──────── Records to use

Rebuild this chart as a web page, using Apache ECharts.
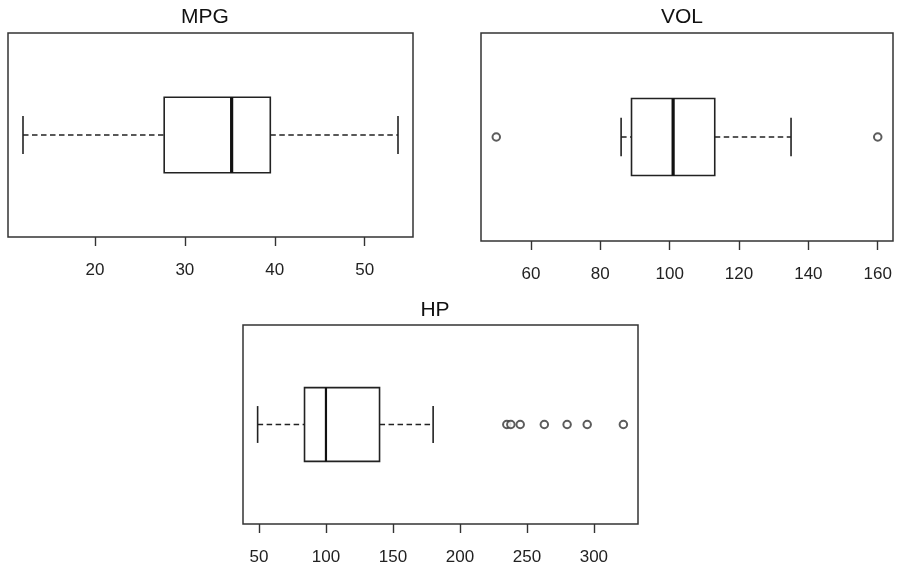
<!DOCTYPE html>
<html>
<head>
<meta charset="utf-8">
<script src="https://cdn.jsdelivr.net/npm/echarts@6/dist/echarts.min.js"></script>
<style>
html,body{margin:0;padding:0;background:#fff;}
#chart{width:897px;height:568px;}
</style>
</head>
<body>
<div id="chart"></div>
<script>
// ---- data ----
const panelTitles = ['MPG', 'VOL', 'HP'];
// five-number summaries: [lower whisker, Q1, median, Q3, upper whisker]
const mpgStats = [12, 27.7, 35.2, 39.5, 53.7];
const volStats = [86, 89, 101, 113, 135];
const hpStats = [49, 84, 100, 140, 180];
const mpgOutliers = [];
const volOutliers = [50, 160];
const hpOutliers = [235, 238, 245, 263, 280, 295, 322];
const mpgTicks = [20, 30, 40, 50];
const volTicks = [60, 80, 100, 120, 140, 160];
const hpTicks = [50, 100, 150, 200, 250, 300];

// ---- chart ----
const FONT = "'Liberation Sans', Arial, sans-serif";
const INK = '#222';

function rExtent(lo, hi) {
  const d = (hi - lo) * 0.04;
  return [lo - d, hi + d];
}
const mpgExt = rExtent(Math.min(mpgStats[0], ...mpgOutliers), Math.max(mpgStats[4], ...mpgOutliers));
const volExt = rExtent(Math.min(volStats[0], ...volOutliers), Math.max(volStats[4], ...volOutliers));
const hpExt = rExtent(Math.min(hpStats[0], ...hpOutliers), Math.max(hpStats[4], ...hpOutliers));

const grids = [
  {left: 8, top: 33, width: 405, height: 204},
  {left: 481, top: 33, width: 412, height: 208},
  {left: 243, top: 325, width: 395, height: 199}
].map(g => Object.assign(g, {show: true, borderColor: '#333', borderWidth: 1.5, backgroundColor: '#fff'}));

function xAxis(idx, ext, ticks) {
  return {
    gridIndex: idx, type: 'value', min: ext[0], max: ext[1],
    splitLine: {show: false},
    axisLine: {show: false},
    axisTick: {show: true, customValues: ticks, length: 9, lineStyle: {color: '#333', width: 1.4}},
    axisLabel: {show: true, customValues: ticks, fontSize: 17, color: INK, fontFamily: FONT, margin: 25,
      formatter: v => String(v)}
  };
}
function yAxis(idx) {
  return {gridIndex: idx, type: 'value', min: 0.46, max: 1.54, show: false};
}

function makeRenderBox(medianWidth) {
  return function (params, api) {
    const y = api.value(0);
    const pMin = api.coord([api.value(1), y]);
    const pQ1 = api.coord([api.value(2), y]);
    const pMed = api.coord([api.value(3), y]);
    const pQ3 = api.coord([api.value(4), y]);
    const pMax = api.coord([api.value(5), y]);
    const half = api.size([0, 0.2])[1];
    const cap = api.size([0, 0.1])[1];
    const cy = pMed[1];
    const solid = {stroke: INK, lineWidth: 1.6, fill: null};
    const dashed = {stroke: INK, lineWidth: 1.6, lineDash: [5.5, 3.5], fill: null};
    return {
      type: 'group',
      children: [
        {type: 'line', shape: {x1: pMin[0], y1: cy, x2: pQ1[0], y2: cy}, style: dashed},
        {type: 'line', shape: {x1: pQ3[0], y1: cy, x2: pMax[0], y2: cy}, style: dashed},
        {type: 'line', shape: {x1: pMin[0], y1: cy - cap, x2: pMin[0], y2: cy + cap}, style: solid},
        {type: 'line', shape: {x1: pMax[0], y1: cy - cap, x2: pMax[0], y2: cy + cap}, style: solid},
        {type: 'rect', shape: {x: pQ1[0], y: cy - half, width: pQ3[0] - pQ1[0], height: 2 * half},
          style: {stroke: INK, lineWidth: 1.6, fill: '#fff'}},
        {type: 'line', shape: {x1: pMed[0], y1: cy - half, x2: pMed[0], y2: cy + half},
          style: {stroke: '#111', lineWidth: medianWidth}}
      ]
    };
  };
}

function boxSeries(idx, stats, medianWidth) {
  return {
    type: 'custom', xAxisIndex: idx, yAxisIndex: idx,
    renderItem: makeRenderBox(medianWidth),
    encode: {y: 0, x: [1, 2, 3, 4, 5]},
    data: [[1].concat(stats)],
    z: 2
  };
}
function outlierSeries(idx, vals) {
  return {
    type: 'scatter', xAxisIndex: idx, yAxisIndex: idx,
    symbol: 'emptyCircle', symbolSize: 7.5,
    itemStyle: {color: '#333', borderColor: '#333', borderWidth: 1.3},
    data: vals.map(v => [v, 1]),
    z: 3, silent: true
  };
}

const titleCenters = [[205, 7], [682, 7], [435, 300]];
const option = {
  backgroundColor: '#fff',
  animation: false,
  title: panelTitles.map((t, i) => ({
    text: t, left: titleCenters[i][0], top: titleCenters[i][1], textAlign: 'center',
    padding: 0,
    textStyle: {fontSize: 21, fontWeight: 'normal', color: '#111', fontFamily: FONT}
  })),
  grid: grids,
  xAxis: [xAxis(0, mpgExt, mpgTicks), xAxis(1, volExt, volTicks), xAxis(2, hpExt, hpTicks)],
  yAxis: [yAxis(0), yAxis(1), yAxis(2)],
  series: [
    boxSeries(0, mpgStats, 3.2), outlierSeries(0, mpgOutliers),
    boxSeries(1, volStats, 3.2), outlierSeries(1, volOutliers),
    boxSeries(2, hpStats, 2.2), outlierSeries(2, hpOutliers)
  ]
};
const chart = echarts.init(document.getElementById('chart'), null, {renderer: 'canvas'});
chart.setOption(option);
</script>
</body>
</html>
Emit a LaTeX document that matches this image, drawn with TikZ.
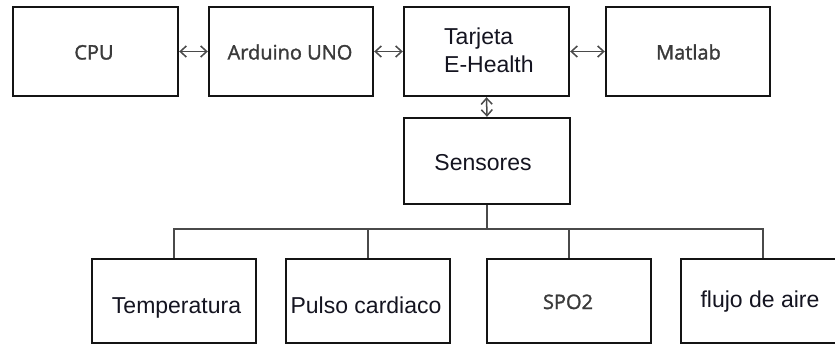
\documentclass[tikz,border=0pt]{standalone}
\usepackage{fontspec}
\setmainfont{Liberation Sans}
\newfontfamily\osans{Open Sans}[FakeBold=1.5]
\usetikzlibrary{arrows.meta}
\definecolor{boxline}{HTML}{141414}
\definecolor{conline}{HTML}{4A4A4A}
\definecolor{graytxt}{HTML}{3A3A3A}
\definecolor{darktxt}{HTML}{141420}
\begin{document}
\begin{tikzpicture}[x=1pt,y=-1pt,
  blk/.style={draw=boxline,line width=2.4pt,fill=white,inner sep=0pt,minimum width=164pt,minimum height=89pt},
  lowblk/.style={blk,minimum height=84pt},
  gtxt/.style={anchor=base,inner sep=0pt,text=graytxt,font=\osans\fontsize{20}{24}\selectfont},
  atxt/.style={anchor=base,inner sep=0pt,text=darktxt,font=\fontsize{23}{27}\selectfont},
  con/.style={draw=conline,line width=1.5pt},
  biarrow/.style={con,{Straight Barb[length=6pt,width=11pt,line width=1.5pt]}-{Straight Barb[length=6pt,width=11pt,line width=1.5pt]}}]
\useasboundingbox (0,0) rectangle (835,345);
% top row
\node[blk,minimum width=165pt] (cpu) at (95.5,51.5) {};
\node[blk] (ard) at (291,51.5) {};
\node[blk,minimum width=165pt] (tar) at (486.5,51.5) {};
\node[blk] (mat) at (688,51.5) {};
\node[blk,minimum width=166pt,minimum height=86pt] (sen) at (487,161) {};
% bottom row
\node[lowblk] (tem) at (174,301) {};
\node[lowblk] (pul) at (368,301) {};
\node[lowblk] (spo) at (569,301) {};
\node[lowblk] (flu) at (763,301) {};
% texts
\node[gtxt] (tcpu) at (94,59.5) {CPU};
\node[gtxt] (tard) at (290,59.5) {Arduino UNO};
\node[gtxt] (tmat) at (688.5,59.5) {Matlab};
\node[atxt,anchor=base west] (ttar1) at (444,45) {Tarjeta};
\node[atxt,anchor=base west] (ttar2) at (444,72) {E-Health};
\node[atxt] (tsen) at (483,170) {Sensores};
\node[atxt] (ttem) at (176.5,313) {Temperatura};
\node[atxt] (tpul) at (366,313) {Pulso cardiaco};
\node[gtxt] (tspo) at (568,309) {SPO2};
\node[atxt] (tflu) at (760,307) {flujo de aire};
% arrows
\draw[biarrow] (cpu.east) -- (ard.west);
\draw[biarrow] (ard.east) -- (tar.west);
\draw[biarrow] (tar.east) -- (mat.west);
\draw[biarrow] (tar.south) -- (sen.north);
% bus
\coordinate (bus) at (487,229);
\draw[con] (sen.south) -- (bus);
\draw[con] (tem.north) |- (bus) -| (flu.north);
\draw[con] (pul.north) -- (pul.north |- bus);
\draw[con] (spo.north) -- (spo.north |- bus);
\end{tikzpicture}
\end{document}
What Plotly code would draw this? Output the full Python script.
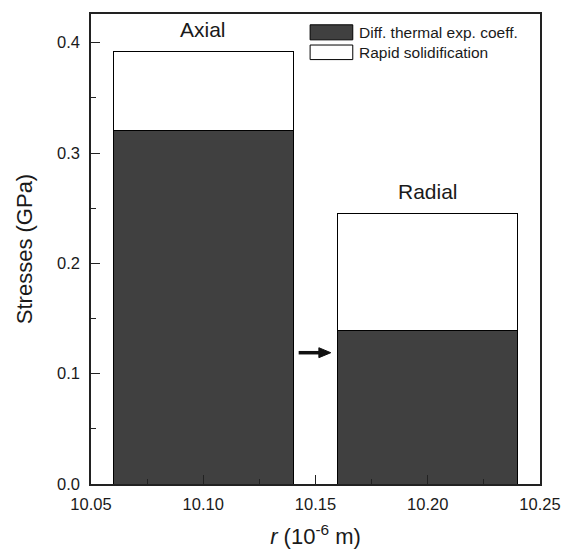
import plotly.graph_objects as go

# Data
groups = ["Axial", "Radial"]
r_pos = [10.10, 10.20]
bar_width = 0.08
diff_thermal = [0.320, 0.139]
rapid_solid = [0.072, 0.106]   # increments on top (totals 0.392, 0.245)
series_names = ["Diff. thermal exp. coeff.", "Rapid solidification"]
x_ticks = [10.05, 10.10, 10.15, 10.20, 10.25]
y_ticks = [0.0, 0.1, 0.2, 0.3, 0.4]

DARK = "#404040"
FONT = "Liberation Sans, Arial, Helvetica, sans-serif"
TXT = "#1a1a1a"

fig = go.Figure()
fig.add_trace(go.Bar(x=r_pos, y=diff_thermal, width=bar_width, name=series_names[0],
                     marker=dict(color=DARK, line=dict(color="black", width=1)),
                     showlegend=False))
fig.add_trace(go.Bar(x=r_pos, y=rapid_solid, width=bar_width, name=series_names[1],
                     marker=dict(color="white", line=dict(color="black", width=1)),
                     showlegend=False))

totals = [a + b for a, b in zip(diff_thermal, rapid_solid)]
for g, xp, t in zip(groups, r_pos, totals):
    fig.add_annotation(x=xp, y=t, text=g, showarrow=False, yanchor="middle", yshift=22,
                       font=dict(size=21, color=TXT, family=FONT))

# arrow (line + head drawn as shapes)
arrow_y = 0.119
fig.add_shape(type="line", xref="x", yref="y", x0=10.1425, x1=10.1525, y0=arrow_y, y1=arrow_y,
              line=dict(color="#111", width=3.5))
fig.add_shape(type="path", xref="x", yref="y",
              path=f"M 10.1515 {arrow_y + 0.0045} L 10.1568 {arrow_y} L 10.1515 {arrow_y - 0.0045} Z",
              fillcolor="#111", line=dict(color="#111", width=1))

# manual legend
legend_items = [(series_names[0], DARK, 0.977, 0.945), (series_names[1], "white", 0.934, 0.903)]
for name, col, y1, y0 in legend_items:
    fig.add_shape(type="rect", xref="paper", yref="paper", x0=0.488, x1=0.583, y0=y0, y1=y1,
                  fillcolor=col, line=dict(color="black", width=1))
    fig.add_annotation(xref="paper", yref="paper", x=0.593, y=(y0 + y1) / 2, text=name,
                       showarrow=False, xanchor="left", yanchor="middle",
                       font=dict(size=15.5, color=TXT, family=FONT))

fig.update_layout(
    width=574, height=557, barmode="stack",
    margin=dict(l=91, r=34, t=12, b=72),
    plot_bgcolor="white", paper_bgcolor="white",
    font=dict(family=FONT, size=16.5, color=TXT),
    xaxis=dict(range=[10.05, 10.25], tickvals=x_ticks, ticktext=[f"{v:.2f}" for v in x_ticks],
               ticks="inside", ticklen=9, tickwidth=1, tickcolor="#222", ticklabelstandoff=4,
               minor=dict(ticks="inside", ticklen=5, dtick=0.025, tick0=10.05, tickcolor="#222"),
               showline=True, linecolor="#222", linewidth=1.5, mirror=True, showgrid=False,
               zeroline=False, title=dict(text="<i>r</i> (10<sup>-6</sup> m)", standoff=17,
                                          font=dict(size=22))),
    yaxis=dict(range=[0, 0.426], tickvals=y_ticks, ticktext=[f"{v:.1f}" for v in y_ticks],
               ticks="inside", ticklen=9, tickwidth=1, tickcolor="#222", ticklabelstandoff=6,
               minor=dict(ticks="inside", ticklen=5, dtick=0.05, tick0=0, tickcolor="#222"),
               showline=True, linecolor="#222", linewidth=1.5, mirror=True, showgrid=False,
               zeroline=False, title=dict(text="Stresses (GPa)", standoff=18, font=dict(size=22))),
)

fig.write_html("out.html")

────────────────

Take the stretch from the line containing "What Plotly code" through the line containing "y_ticks = [0.0, 0.1, 0.2, 0.3, 0.4]" and reproduce it exactly, both ends included. Omit the pictures.

What Plotly code would draw this? Output the full Python script.
import plotly.graph_objects as go

# Data
groups = ["Axial", "Radial"]
r_pos = [10.10, 10.20]
bar_width = 0.08
diff_thermal = [0.320, 0.139]
rapid_solid = [0.072, 0.106]   # increments on top (totals 0.392, 0.245)
series_names = ["Diff. thermal exp. coeff.", "Rapid solidification"]
x_ticks = [10.05, 10.10, 10.15, 10.20, 10.25]
y_ticks = [0.0, 0.1, 0.2, 0.3, 0.4]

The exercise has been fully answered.